Order your credit report
In a credit report, I can see the information as it is recorded by the credit agencies themselves. Reviewing your credit report is a good way to find anything unusual, and to then set about making corrections.
About every few months, I order my credit report . Occasionally, I will find something wrong and this causes me to look more deeply into the problem. This usually makes me feel more proactive about improving my finances.
If you see something that is truly an error, you can dispute it. Most credit companies return a response that states the report is accurate, so the onus is on the customer to prove an item is wrong. The trick here is to be persistent. If you are persistent and write a letter every 30 days (it can even be the same letter), you’ll eventually fall into their file of customers who care, and they’ll attach documentation to their record making it more likely for them to make the correction.
Moreover, there’s a rule that states if they miss the 30-day window to respond to your inquiry, they must take the item off the report.

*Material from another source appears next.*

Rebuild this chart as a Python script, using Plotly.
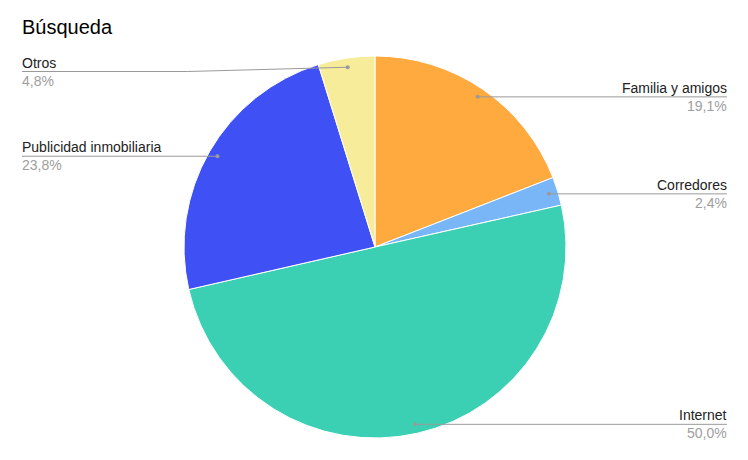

So, stay on top of your credit record and you can keep it in its best shape.
Pay it early and pay in full
Paying your bills early and often looks really good on your credit report. Pay your credit card off as soon as the bill comes and you’ll have one pristine credit report.
Keep your credit line open
Five years ago, open, unused credit was a risk. If you had any credit card on your report that was not being used, you wanted to call and have them close it down so it reflected on report as closed.
Now, if you have a credit card with an available balance of $5,000 and you’re not using it, you look fiscally responsible to the credit companies. They reward you by increasing your credit score.
Just remember to use (or store) that credit card wisely.
This is one of my favorites and most useful, so I repeat it often: Periodically call your credit card and utility companies to see if you can get a reduction in interest, payments, whatever can work for you in that scenario. Tell the representative you’re having a hard time financially and you need a reprieve. Use that word: reprieve. Ask what are the offers that the credit company can do for you?
I had DirecTV respond by giving me six months of service. Verizon also gave my family six free months so that we wouldn’t cancel. Be aware that sometimes they’ll put you on a financial plan that is reflected on your credit report. Sometimes that is not a big deal, e.g., if it is saving you several hundreds a month. The slight and temporary ding to your credit score is worth it. Money and credit is a game of perspective. Rise above the rules long enough to assess what would work best for you and re-engage into stronger relationships with your service providers.